The main justification for these cuts from the Rail Delivery Group (the industry body representing train companies) is that only 1 in 8 rail journeys are now booked using ticket offices. Whilst it’s certainly true that people are gravitating towards new booking methods, this figure still represents a significant number of transactions. Disability activist Rachel Charlton-Dailey estimates that 118 million train journeys were facilitated by ticket offices in 2021-22 alone.

Disabled activists are leading the charge against scrapping ticket office closures, rightly pointing out that this will make it harder for disabled people to purchase tickets, access assisted travel, and stay safe in stations.

Rail operators are already systematically failing to provide accessible travel. A leaked document from Govia Thameslink Railway last year showed that the company has been running driver-only operated trains at unstaffed stations, stopping disabled passengers from accessing turn up and go travel on the same terms as other passengers. Subsequent investigations by the Association of British Commuters revealed that six companies (GTR, GWR c2c, Greater Anglia, Southeastern, and Chiltern) operated staffing policies that denied disabled people turn up and go travel in breach of the public sector equality duty.

The rail industry and government claim these latest closures are simply a matter of moving staff out “from behind the glass” into the station at large. But train operators have already issued Section 188 notices informing staff that their jobs are at risk. Meanwhile, the government is refusing to offer any meaningful assurances on job security. With many already frequently failing to deliver assisted travel, it is very difficult to see how further cuts to staffing will do anything to improve accessibility – quite the opposite. It’s hard to see the government’s mantra of “modernisation” as anything other than a fig leaf for cuts that will deny more disabled people the same right to travel as everyone else.

The parlous state of our railways is a textbook example of why privatising a natural monopoly is a very bad idea.

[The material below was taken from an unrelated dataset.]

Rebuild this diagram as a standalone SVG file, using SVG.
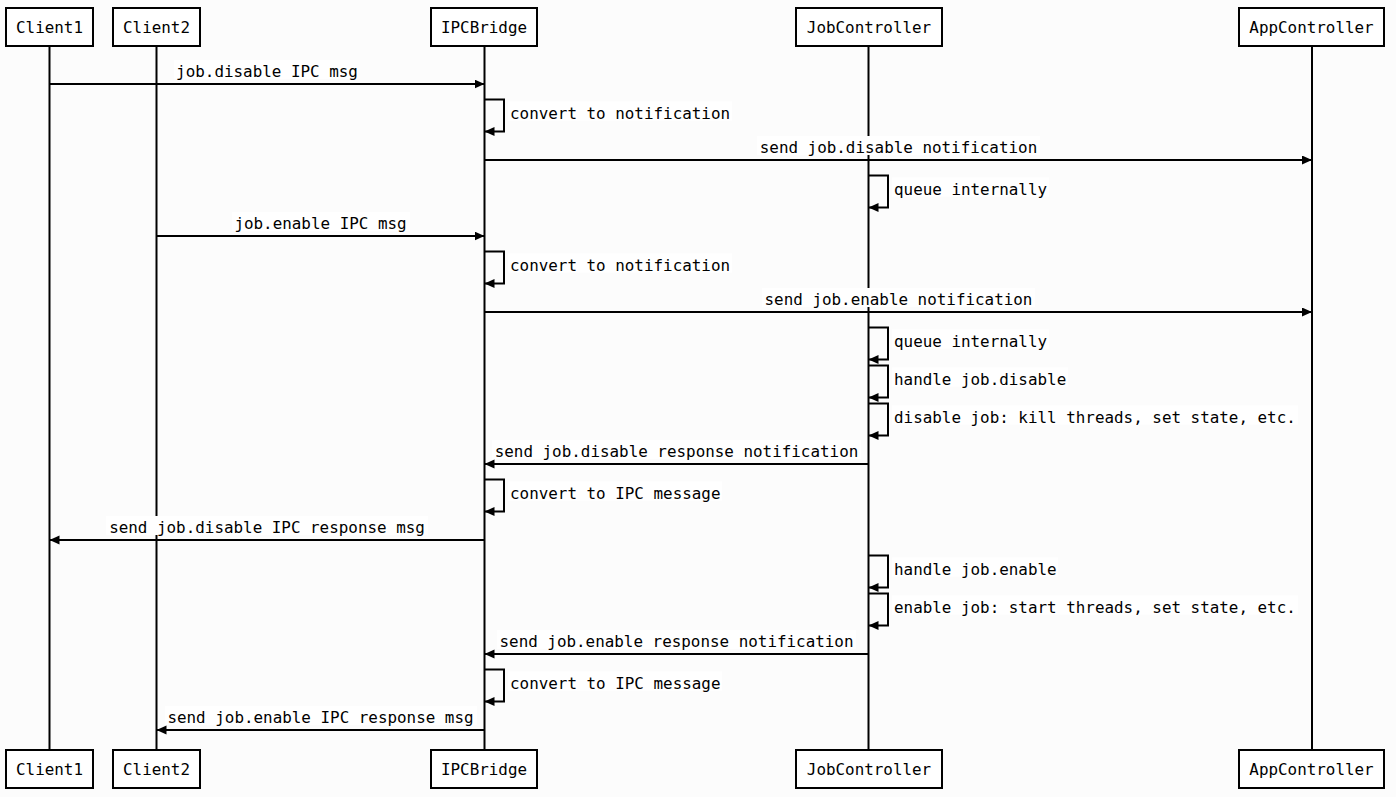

Rail is a relatively low margin industry, so entrusting it to companies with a fiduciary duty to deliver for shareholders invariably creates a situation where the only options are to hike fares and cut services to keep the dividends flowing.

Rail companies made £310 million in taxpayer-funded profits between March 2020 and September 2022: a period which coincided with a 22% reduction in overall service levels. That money alone would cover a £12,500 pay rise for every RMT member who has been on strike over the past year. As well as draining money out of our rail network and into shareholders’ pockets, privatisation has created a fragmented, dysfunctional and unaccountable system of provision. With the patchwork of companies involved in running our railways all focused on maximising their own returns, the current model has proven incapable of delivering an efficient, well planned, properly funded system for the long term.

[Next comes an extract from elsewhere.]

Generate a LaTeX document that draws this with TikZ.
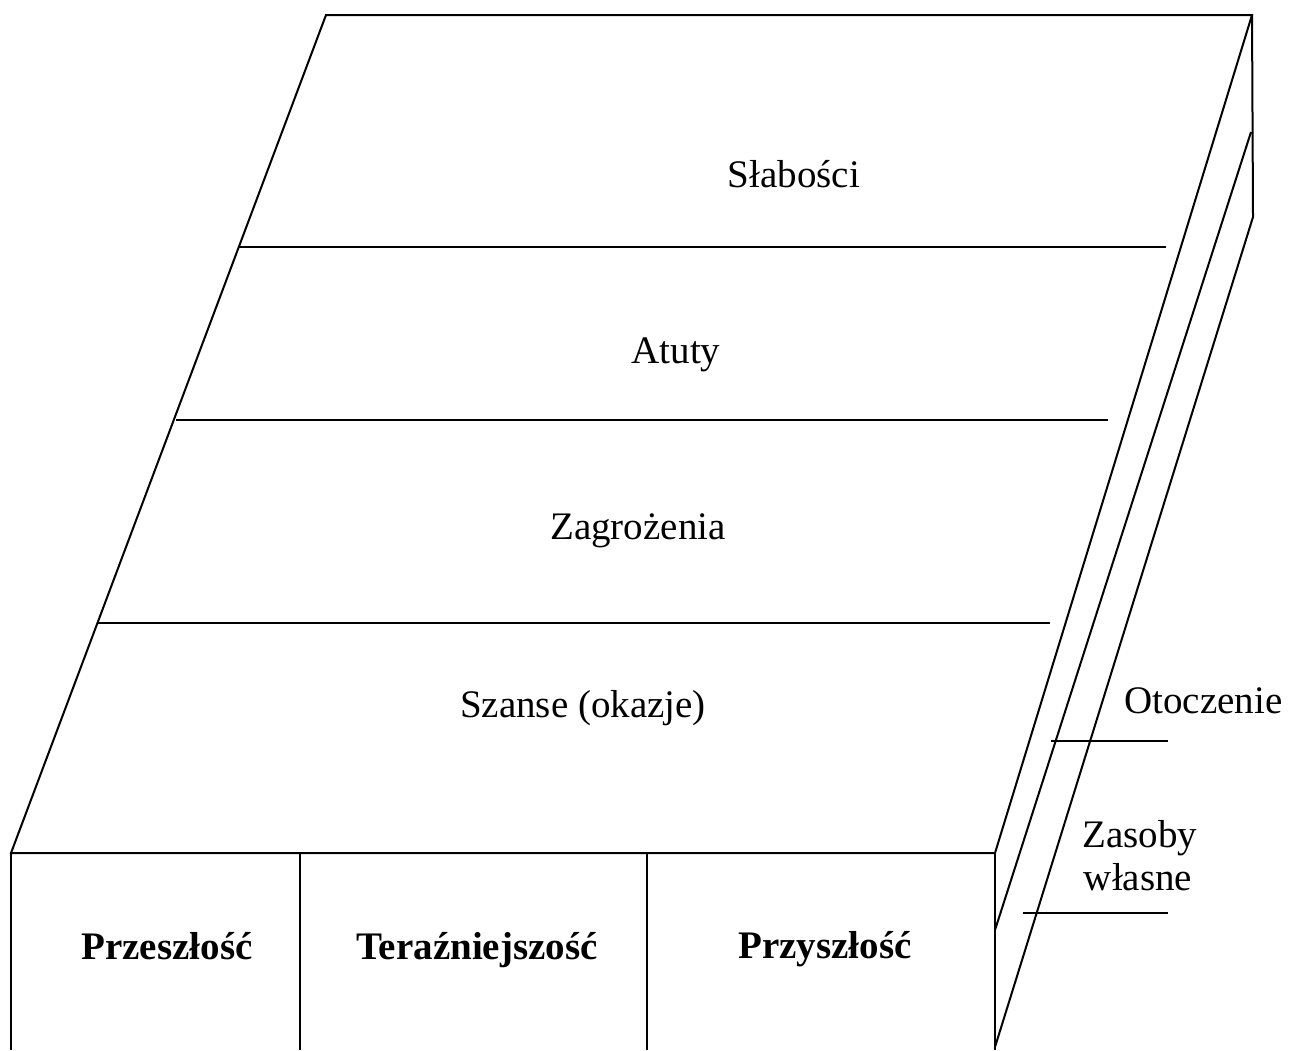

With rail fares rising at twice the rate of wages since 2010, it’s becoming clearer and clearer that we pay more and more for less and less. In an age of climate breakdown, the money we spend on our railway network must be invested back into services and infrastructure if we are going to get people off the roads and onto cleaner public transport.

When RMT members walk out on strike next week, they are not just fighting to protect ticket office jobs or stop their pay being eaten up by inflation; they are fighting for a railway system run for the benefit of the many, not the few. Instead of shoring up our privatised rail industry on the backs of passengers, disabled people, and staff, we need to take it into public ownership and boost funding.